I am of the opinion that anytime the GEC passes through anything metal it needs to be bonded just for this reason.

Just to clarify Mike’s position it is his opinion because the NEC doesn’t directly address the issue of when a GEC enters an enclosure when it’s not in a ferrous raceway.

Oh but yes it does.

250.64**(E)** Enclosures for Grounding Electrode Conductors. Ferrous metal enclosures for grounding electrode conductors shall be electrically continuous from the point of attachment to cabinets or equipment to the grounding electrode and shall be securely fastened to the ground clamp or fitting. Nonferrous metal enclosures shall not be required to be electrically continuous. Ferrous metal enclosures that are not physically continuous from cabinets or equipment to the grounding electrode shall be made electrically continuous by bonding each end of the raceway or enclosure to the grounding electrode conductor. Bonding methods in compliance with ****250.92(B)](** for installations at service equipment locations and with **250.92(B)]( through (B)(4) for other than service equipment locations shall apply at each end and to all intervening ferrous raceways, boxes, and enclosures between the cabinets or equipment and the grounding electrode. The bonding jumper for a grounding electrode conductor raceway or cable armor shall be the same size as, or larger than, the enclosed grounding electrode conductor. If a raceway is used as protection for a grounding electrode conductor, the installation shall comply with the requirements of the appropriate raceway article.

Don’t like quoting code here but sometimes it can’t be helped

Why is there moisture in the load center?:roll:

Me too so I won’t make this a code argument, but in defense of my earlier statement the GEC entering a panel doesn’t need to be bonded at the entry point into the panel it just needs to be bonded at some point which it is by the neutral bar being bonded to the enclosure.

I know that Mike and I can argue this all day so I will just leave it there and we can agree to disagree. :cool:

This little guy says it should have been bonded where it enters the panel but I tend to disagree.

I don’t see the panel as a “Enclosures for Grounding Electrode Conductors”. Now if the GEC were sleeved in a metallic conduit I would agree with the need for bonding.

Condensation, in most cases the interior and exterior of a panel will see different temperatures and when this happens there will be condensation. Having holes for air to flow will help eliminate this effect.

Look at a metal box such as a device box or a 4 square box. Are these ¼ inch holes found in them there to install a grounding electrode conductor? I would bet they are there for the same reason the holes are found in panels.

I do not want to get into a debate here but if one was to stick to the letter of the code then a bonding bushing of some sort is required where the conductor passes through an enclosure

Enclosure.
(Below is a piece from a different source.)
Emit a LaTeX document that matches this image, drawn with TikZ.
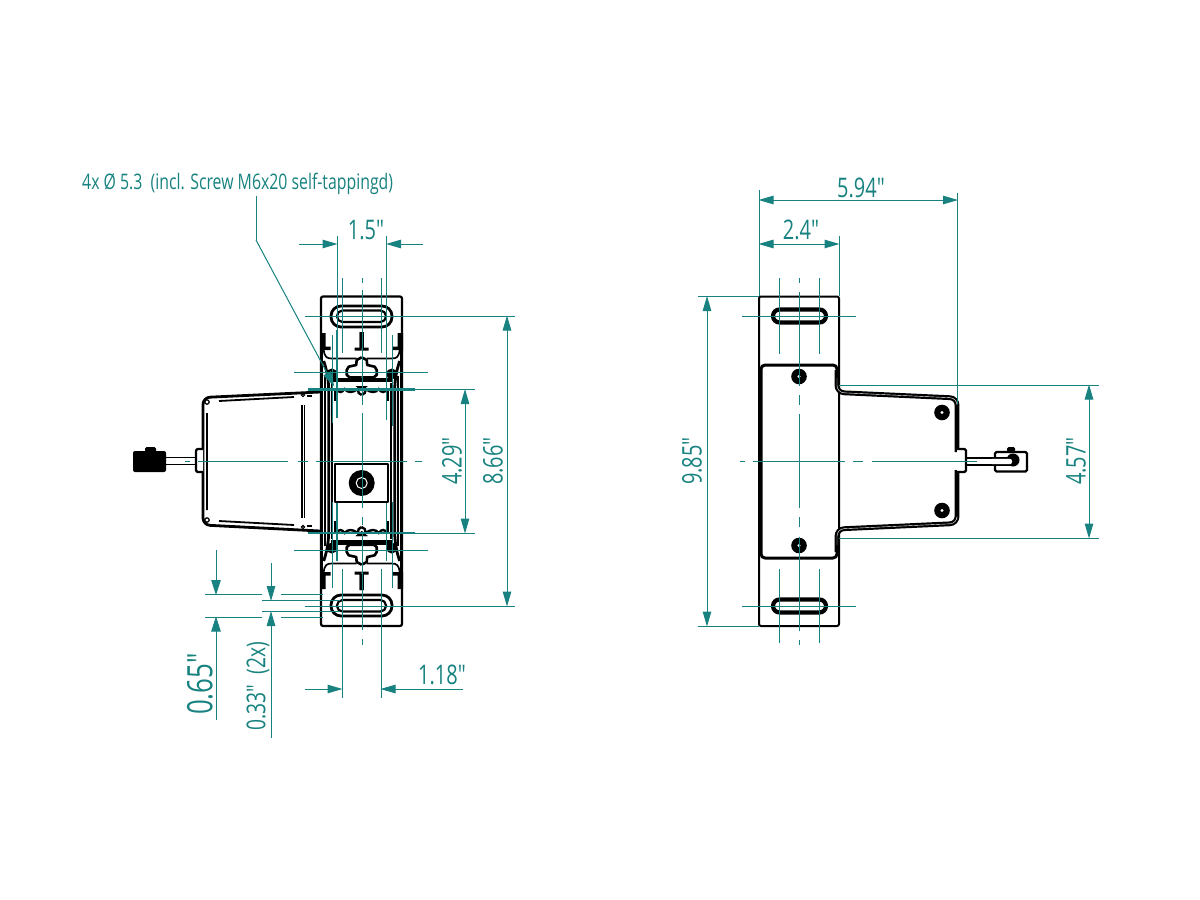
\documentclass[tikz,border=0pt]{standalone}
\usepackage{fontspec}
\newfontfamily\dimfont[FakeStretch=0.74]{Open Sans}
\usetikzlibrary{arrows.meta}
\definecolor{dimteal}{HTML}{17827F}
\tikzset{
	outline/.style={draw=black,line width=2.2pt,line join=round},
	heavy/.style={draw=black,line width=4.2pt,line join=round},
	thin part/.style={draw=black,line width=1.2pt},
	extline/.style={draw=dimteal,line width=1pt},
	dimline/.style={draw=dimteal,line width=1pt,-{Triangle[length=15pt,width=8.5pt]},shorten >=-0.5pt},
	bothtips/.style={{Triangle[length=15pt,width=8.5pt]}-{Triangle[length=15pt,width=8.5pt]},shorten <=-0.5pt},
	dimtext/.style={text=dimteal,font=\dimfont\fontsize{27}{27}\selectfont,inner sep=0pt}
}
\begin{document}
\begin{tikzpicture}[x=1pt,y=-1pt]
	\useasboundingbox (0,0) rectangle (1200,900);

	\draw[outline,rounded corners=2pt] (321,296.5) rectangle (402,626);
	\foreach \sx in {1,-1}
	\foreach \sy in {1,-1}
	{
		\begin{scope}[shift={(361.7,461)},xscale=\sx,yscale=\sy]
			\fill (-41.5,-128) -- (-36,-128) -- (-36,-114.5) -- (-31,-114.5) -- (-31,-111) -- (-41.5,-111) -- cycle;
			\fill (-2.2,-129) rectangle (2.2,-113) (-7,-113.5) rectangle (0,-110.5);
			\draw[thin part,line width=1.7pt] (-38,-111) .. controls (-37,-104) and (-35,-102.5) .. (-30,-102.5) -- (-5,-102.5);
			\draw[thin part,line width=2.6pt,line join=round] (0,-103.7) -- (-5,-101) -- (-5.5,-96) -- (-13,-94.3) -- (-15,-91) -- (-15,-86) -- (-12,-83.7) -- (0,-83.7);
			\fill (-30,-87) circle (5.5);
			\fill (-31,-83.5) rectangle (0,-79);
			\draw[thin part,line width=2.4pt] (0,-66) -- (-3,-68) -- (-4,-72) .. controls (-9,-68) and (-14,-68) .. (-17,-72) .. controls (-20,-68) and (-23,-68) .. (-25,-72);
			\fill (0,-70) -- (-6,-75) -- (6,-75) -- cycle;
			\draw[thin part,line width=3pt] (-40,-111) -- (-40,0);
			\draw[thin part,line width=1.6pt] (-36.5,-85) -- (-36.5,0);
			\draw[thin part,line width=2.8pt] (-38,-100) .. controls (-36,-94) and (-33,-84) .. (-33,-70) -- (-33,0);
			\draw[thin part,line width=2.4pt] (-29.5,-78) -- (-29.5,0);
			\draw[thin part,line width=2.4pt] (-26.5,-72) -- (-26.5,-60);
		\end{scope}
	}
	\fill[white] (335,464) rectangle (388,502);
	\draw[outline] (335,464) rectangle (388,502);
	\fill (361.7,483) circle (13);
	\draw[white,line width=1pt] (361.7,483) circle (5.5);
	\draw[outline,rounded corners=5.5pt,line width=2.2pt] (337,310.5) rectangle (386,322);
	\draw[outline,rounded corners=10pt,line width=2.8pt] (331,306) rectangle (392,327);
	\draw[outline,rounded corners=5.5pt,line width=2.2pt] (337,600) rectangle (386,611.5);
	\draw[outline,rounded corners=10pt,line width=2.8pt] (331,595) rectangle (392,616);

	\draw[outline,line width=2.8pt,rounded corners=7pt] (320,392) -- (203,397.5) -- (203,525) -- (320,531);
	\draw[thin part,line width=1.8pt] (207,413) -- (207,510) (219,401) -- (294,397) (219,521) -- (294,525);
	\draw[thin part] (207,402) circle (2.2) (207,520) circle (2.2) (303,395) circle (1.6) (303,527) circle (1.6);
	\draw[thin part,line width=1.4pt] (302,405) -- (302,518) (304.5,405) -- (304.5,518) (307,396) -- (312,396) (307,526) -- (312,526);
	\draw[outline,fill=white,rounded corners=1.5pt] (203,449) -- (196,449) -- (196,472) -- (203,472);
	\draw[thin part,line width=1.7pt] (166,457.5) -- (196,457.5) (166,464.5) -- (196,464.5);
	\fill[rounded corners=2pt] (133,451) rectangle (166,472);
	\fill[rounded corners=1.5pt] (145,447) rectangle (156,453);

	\draw[outline,line width=2pt,rounded corners=2pt] (759,296.5) rectangle (839,626);
	\draw[heavy,rounded corners=6.5pt] (773,309.5) rectangle (826,322.5);
	\draw[heavy,rounded corners=6.5pt] (773,599.5) rectangle (826,612.5);
	\draw[outline,line width=3pt,rounded corners=4pt] (837,380) -- (837,365) -- (761,365) -- (761,558) -- (837,558) -- (837,540);
	\draw[heavy,line width=4.8pt,rounded corners=7pt] (837,370) -- (837,392.5) -- (957,398) -- (957,452);
	\draw[heavy,line width=4.8pt,rounded corners=7pt] (957,470) -- (957,523.5) -- (837,529) -- (837,552);
	\draw[white,line width=0.4pt,rounded corners=7pt] (837,378) -- (837,392.5) -- (957,398) -- (957,403);
	\draw[white,line width=0.4pt,rounded corners=7pt] (837,545) -- (837,529) -- (957,523.5) -- (957,519);
	\foreach \hx/\hy in {799/376.5,942/412.5,942/510.5,799/545.5}
	{
		\fill (\hx,\hy) circle (7.8);
		\fill[white] (\hx,\hy) circle (1.7);
	}
	\draw[outline,fill=white,rounded corners=1.5pt] (957,449) -- (966,449) -- (966,472) -- (957,472);
	\draw[thin part,line width=1.7pt] (966,458) -- (1012,458) (966,465) -- (1012,465);
	\draw[outline,line width=2.4pt,rounded corners=1.5pt] (995,452) rectangle (1027,471.5);
	\fill (1013,460) circle (6.5);
	\fill[rounded corners=1.5pt] (1007,447) rectangle (1015,453);
	\fill[white,rounded corners=2pt] (990,458.9) rectangle (1012,464.1);

	\node[dimtext,anchor=west,font=\dimfont\fontsize{21.4}{22}\selectfont] (holelabel) at (82,184) {4x Ø 5.3\ \ (incl. Screw M6x20 self-tappingd)};
	\coordinate (holetip) at (334,386);
	\draw[extline] (256,196) -- (256,240);
	\draw[dimline] (256,240) -- (holetip);

	\draw[extline] (362,278) -- (362,283) (362,290) -- (362,405) (362,413) -- (362,508) (362,517) -- (362,525) (362,533) -- (362,630) (362,639) -- (362,645);
	\draw[extline] (185,461) -- (190,461) (198,461) -- (288,461) (298,461) -- (308,461) (316,461) -- (407,461) (415,461) -- (422,461);
	\draw[extline] (305,316) -- (515,316) (305,606) -- (515,606);
	\draw[extline] (294,372) -- (428,372) (294,550.5) -- (428,550.5);
	\draw[extline] (415,389.5) -- (475,389.5) (415,533) -- (475,533);
	\draw[extline,line width=2.4pt] (308,389.5) -- (415,389.5) (308,533) -- (415,533);
	\draw[extline] (337,236) -- (337,330) (386.5,236) -- (386.5,330);
	\draw[extline,line width=1.8pt] (337,330) -- (337,418) (386.5,330) -- (386.5,420) (337,503) -- (337,561) (386.5,503) -- (386.5,561);
	\draw[extline] (332,335) -- (332,423) (392,335) -- (392,426) (332,502) -- (332,588) (392,502) -- (392,588);
	\draw[extline] (342,278) -- (342,353) (381,278) -- (381,353) (342,569) -- (342,698) (381,569) -- (381,698);
	\draw[dimline] (299,244) -- (337,244);
	\draw[dimline] (423,244) -- (386.5,244);
	\node[dimtext] (widthlabel) at (366,230) {1.5"};
	\draw[dimline] (305,689) -- (342,689);
	\draw[dimline] (463,689) -- (381,689);
	\node[dimtext] (slotlabel) at (442,675) {1.18"};
	\draw[dimline,bothtips] (465,389.5) -- (465,533);
	\node[dimtext,rotate=90] (innerlabel) at (452,461) {4.29"};
	\draw[dimline,bothtips] (507,316) -- (507,606);
	\node[dimtext,rotate=90] (pitchlabel) at (493,461) {8.66"};

	\draw[extline] (205,594.5) -- (262,594.5) (281,594.5) -- (323,594.5) (205,617) -- (262,617) (281,617) -- (323,617);
	\draw[extline] (262,600.5) -- (340,600.5) (262,611.5) -- (340,611.5);
	\draw[dimline,-{Triangle[length=15pt,width=9.5pt]}] (216,550) -- (216,594.5);
	\draw[dimline,-{Triangle[length=15pt,width=9.5pt]}] (216,720) -- (216,617);
	\node[dimtext,rotate=90,font=\dimfont\fontsize{35}{35}\selectfont] (heightlabel) at (200,684) {0.65"};
	\draw[dimline] (271,563) -- (271,600.5);
	\draw[dimline] (271,738) -- (271,611.5);
	\node[dimtext,rotate=90,font=\dimfont\fontsize{26}{26}\selectfont] (gaplabel) at (258,686) {0.33"\ \ (2x)};

	\draw[extline] (759,190) -- (759,296) (839,236) -- (839,296) (957.5,193) -- (957.5,404);
	\draw[dimline,bothtips] (759,200) -- (957.5,200);
	\node[dimtext] (overalllabel) at (861,188) {5.94"};
	\draw[dimline,bothtips] (759,244) -- (839,244);
	\node[dimtext] (bodylabel) at (801,230) {2.4"};
	\draw[extline] (779.3,278) -- (779.3,354) (819,278) -- (819,354) (779.3,569) -- (779.3,643) (819,569) -- (819,643);
	\draw[extline] (799,278) -- (799,283) (799,292) -- (799,386) (799,395) -- (799,405) (799,414) -- (799,508) (799,517) -- (799,527) (799,537) -- (799,631) (799,640) -- (799,645);
	\draw[extline] (742,316) -- (856,316) (742,606) -- (856,606);
	\draw[extline] (698,296.5) -- (759,296.5) (698,626) -- (759,626);
	\draw[dimline,bothtips] (707,296.5) -- (707,626);
	\node[dimtext,rotate=90] (totallabel) at (692,461) {9.85"};
	\draw[extline] (839,385) -- (1099,385) (839,538) -- (1099,538);
	\draw[dimline,bothtips] (1089,385) -- (1089,538);
	\node[dimtext,rotate=90] (coverlabel) at (1076,461) {4.57"};
	\draw[extline] (740,461) -- (745,461) (753,461) -- (845,461) (853,461) -- (863,461) (872,461) -- (977,461);
\end{tikzpicture}
\end{document}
The case or housing of apparatus, or the fence or walls surrounding an installation to prevent personnel from accidentally contacting energized parts or to protect the equipment from physical damage.
Informational Note: See Table 110.28]( for examples of enclosure types

When we go to this Table we can clearly see that it is addressing such things as junction boxes, motor control centers and panels.
As an electrical inspector I will turn down any installation be it meter base or panel where a grounding electrode conductor leaves the enclosure and is not bonded at that point and I will use 250.64(E) to substantiate my ruling.

Be clear that I am not saying that it should be pointed out while doing a Home Inspection but just arguing that the NEC “does” require it to be done although some will argue that the bonding takes place at the point where it is attached to the neutral or grounding terminal of the meter base or panel.

It is my contention that where the verbiage states “each end” means that the point of attachment at the neutral of a meter base or the terminal bar in a panel is one end and where it passes through the hole of the enclosure is another end of the enclosure and needs to be bonded again.
If the argument that it is bonded at the neutral in the meter base or the terminal bar in the panel could it not also be argued that if it is bonded at one end of the raceway it wouldn’t need to be bonded at the other end?

This bonding is needed due to the effects of eddy currents and how they respond in a high frequency event. If the race way is bonded only on one end then the current will leave the conductor and travel on the raceway and will arc back at the other end which will damage the conductor. I have witnessed this very effect where the #6 was damaged coming out of the ¼ inch drain hole in the meter base as well as a big burn spot on the meter base itself.

This is my last post on the matter. I will leave it to each person to decide how they feel about the issue.

Thanks again to all of you for your input. Perhaps I will call it out as simply an “improvement” item rather than making an issue out of it.
I find it odd that such a major thing as this can be left to such varied interpretation.